El 25 y 26 de mayo, cinco instalaciones pertenecientes a Sabritas –subsidiaria de PepsiCo- en Lázaro Cárdenas, Apatzingan, Uruapan, Celaya y Salvatierra fueron incendiadas, presuntamente por miembros de un grupo criminal vinculado con el narcotráfico. Por muchos años, la delincuencia organizada en México ha hecho blanco de sus acciones a las empresas. Ejemplo de ello han sido los numerosos robos en sus cadenas de proveedores y distribuidores, extorsiones, secuestros y homicidios. De acuerdo con cifras del Banco de México, 68% de las empresas en el norte del país manifiestan un daño grave vinculado con organizaciones criminales. Ahora bien, la diferencia del caso Sabritas recae en lo visible del hecho. Más allá de lo elocuente del mensaje de intimidación por parte de quienes perpetraron los ataques, hay un factor que se debe considerar. Generalmente, por el miedo a represalias, aunado a las escasas garantías que ofrecen las autoridades, empresas y empresarios suelen no denunciar ciertos hechos delictivos en su contra. Esto es uno de los elementos que nutren la dispersa aunque inquietante “cifra negra” en los índices delictivos. En esta ocasión, los criminales no tuvieron el mayor empacho en que sus actos fueran claros y contundentes ante los ojos de todos. La hipótesis que manejó en primera instancia la procuraduría estatal de Guanajuato fue que los ataques tuvieron la intención de mandar un mensaje al sector empresarial para incrementar el cumplimiento de demandas de extorsión. De inmediato, la versión fue desmentida por los directivos de PepsiCo. El punto es, ¿qué se puede hacer para eliminar esta sensación de impotencia ante las acciones de la delincuencia?
Tal vez los hechos en Michoacán y Guanajuato no van a engrosar la “cifra negra” de los crímenes contra la empresa en México. Lo grave es que, a pesar de que las autoridades logren dar con los autores materiales e intelectuales de los incendios, ello abona poco en la solución del complejo fenómeno delincuencial que padece nuestro país. ¿Cuántas veces hemos presenciado crímenes “espectaculares” donde la policía presenta presuntos y probados culpables después de pocos días o hasta horas de investigaciones y pesquisas?; ¿cuántas otras hemos escuchado o hasta padecido de acciones delictivas que no llegan a las primeras planas de la prensa o a los espacios estelares de la televisión y, por ende, suelen no tener la atención tan minuciosa y urgente por parte de la autoridad? Es evidente que no es posible para los cuerpos policiacos y de procuración de justicia atender todos los casos, en especial en una espiral de violencia y criminalidad como la que hoy vivimos. La situación se recrudece cuando el crimen tiene de su lado a un dos poderosos aliados: el dinero y el poder de fuego. No obstante, aquí aparece otro dilema: si el Estado debe tener recursos financieros y materiales superiores a los de quienes transgreden la ley y desafían la prevalencia del estado de derecho, ¿hasta dónde se puede tolerar una carrera en la lucha por la supremacía en este sentido? Por supuesto que la respuesta se complica cuando ni siquiera el mismo Estado cuenta con las herramientas institucionales mínimas para hacerlo. Tan sólo por mencionar dos casos de estas carencias están los retrasos a la aprobación de las leyes contra el lavado de dinero y la de seguridad nacional.

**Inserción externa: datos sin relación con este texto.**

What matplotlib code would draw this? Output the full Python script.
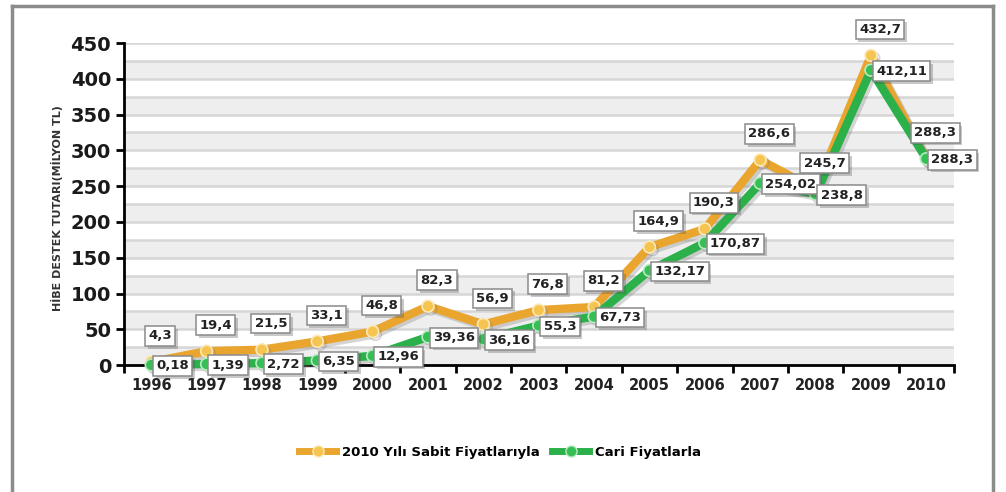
import matplotlib.pyplot as plt
import matplotlib.patheffects as pe
from matplotlib.lines import Line2D

years = ["1996", "1997", "1998", "1999", "2000", "2001", "2002", "2003",
         "2004", "2005", "2006", "2007", "2008", "2009", "2010"]
sabit = [4.3, 19.4, 21.5, 33.1, 46.8, 82.3, 56.9, 76.8, 81.2, 164.9,
         190.3, 286.6, 245.7, 432.7, 288.3]
cari = [0.18, 1.39, 2.72, 6.35, 12.96, 39.36, 36.16, 55.3, 67.73, 132.17,
        170.87, 254.02, 238.8, 412.11, 288.3]
sabit_name = "2010 Yılı Sabit Fiyatlarıyla"
cari_name = "Cari Fiyatlarla"

orange = "#E9A52E"
green = "#2BB04A"

plt.rcParams['font.family'] = ['DejaVu Sans']

fig = plt.figure(figsize=(10.06, 4.92), dpi=100)
ax = fig.add_axes([0.1228, 0.258, 0.8255, 0.6545])

x = list(range(len(years)))

# background bands and grid
for v in range(0, 450, 50):
    ax.axhspan(v, v + 25, color="#eeeeee", zorder=0, lw=0)
for v in range(25, 451, 25):
    ax.axhline(v, color="#d6d6d6", lw=1.8, zorder=0.5)

shadow = [pe.SimpleLineShadow(offset=(2, -2), shadow_color="#777777", alpha=0.3), pe.Normal()]

ax.plot(x, sabit, color=orange, lw=6, marker="o", ms=8.5, mfc="#F6C450",
        mec="#FCE9B8", mew=1.2, zorder=3, clip_on=False, path_effects=shadow)
ax.plot(x, cari, color=green, lw=6, marker="o", ms=8.5, mfc="#36BF55",
        mec="#B8EBC3", mew=1.2, zorder=4, clip_on=False, path_effects=shadow)

box = dict(boxstyle="square,pad=0.25", fc="white", ec="#8a8a8a", lw=1.1)

def fmt(v):
    s = ("%.2f" % v).rstrip("0").rstrip(".")
    return s.replace(".", ",")

for i, v in enumerate(sabit):
    t = ax.annotate(fmt(v), (i, v), xytext=(9, 26), textcoords="offset pixels",
                    ha="center", va="center", fontsize=9.5, fontweight="bold",
                    color="#222222", bbox=box, zorder=6, annotation_clip=False)
    t.get_bbox_patch().set_path_effects([pe.withSimplePatchShadow(offset=(2, -2), alpha=0.3)])

for i, v in enumerate(cari):
    t = ax.annotate(fmt(v), (i, v), xytext=(5, -1), textcoords="offset pixels",
                    ha="left", va="center", fontsize=9.5, fontweight="bold",
                    color="#222222", bbox=box, zorder=7, annotation_clip=False)
    t.get_bbox_patch().set_path_effects([pe.withSimplePatchShadow(offset=(2, -2), alpha=0.3)])

ax.set_xlim(-0.5, len(years) - 0.5)
ax.set_ylim(0, 450)
ax.set_yticks(range(0, 451, 50))
ax.set_xticks(x)
ax.set_xticklabels(years, fontsize=10.5, fontweight="bold", color="#222222")
ax.set_xticks([i + 0.5 for i in range(-1, len(years))], minor=True)
ax.tick_params(axis="x", which="major", length=0, pad=9)
ax.tick_params(axis="x", which="minor", length=6, width=2, direction="out")
ax.tick_params(axis="y", length=6, width=2, labelsize=14, pad=3)
for lbl in ax.get_yticklabels():
    lbl.set_fontweight("bold")
    lbl.set_color("#1a1a1a")

for s in ["top", "right"]:
    ax.spines[s].set_visible(False)
for s in ["left", "bottom"]:
    ax.spines[s].set_linewidth(2)
    ax.spines[s].set_zorder(2)

fig.text(0.057, 0.578, "HİBE DESTEK TUTARI(MİLYON TL)", rotation=90,
         ha="center", va="center", fontsize=8, fontweight="bold", color="#333333")

handles = [
    Line2D([], [], color=orange, lw=5, marker="o", ms=8, mfc="#F6C450", mec="#FCE9B8"),
    Line2D([], [], color=green, lw=5, marker="o", ms=8, mfc="#36BF55", mec="#B8EBC3"),
]
fig.legend(handles, [sabit_name, cari_name], loc="center", bbox_to_anchor=(0.497, 0.081),
           ncol=2, frameon=False, prop={"weight": "bold", "size": 9.5},
           handlelength=2.8, columnspacing=1.0, handletextpad=0.4)

# outer frame
fc = "#8c8c8c"
fig.add_artist(Line2D([0.012, 0.012], [0, 0.988], color=fc, lw=2.5, transform=fig.transFigure))
fig.add_artist(Line2D([0.012, 0.987], [0.988, 0.988], color=fc, lw=2.5, transform=fig.transFigure))
fig.add_artist(Line2D([0.987, 0.987], [0, 0.988], color=fc, lw=2.5, transform=fig.transFigure))

fig.savefig("out.png", dpi=100)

Lo que este caso evidencia es el grado de deterioro del Estado en su responsabilidad primordial. No se le puede pedir a la sociedad que asuma la responsabilidad que le corresponde al Estado, y menos esperar que se generen inversiones, empleos o actividad productiva cuando no existe una garantía elemental de orden. Quizás este caso evidencia, más que ningún otro, los límites de una estrategia de seguridad cuyo eje es la confrontación con las mafias en lugar de la protección de la población. Así, dos actos delincuenciales acaban desnudando a todo un sexenio y su fallida lucha contra un elusivo enemigo.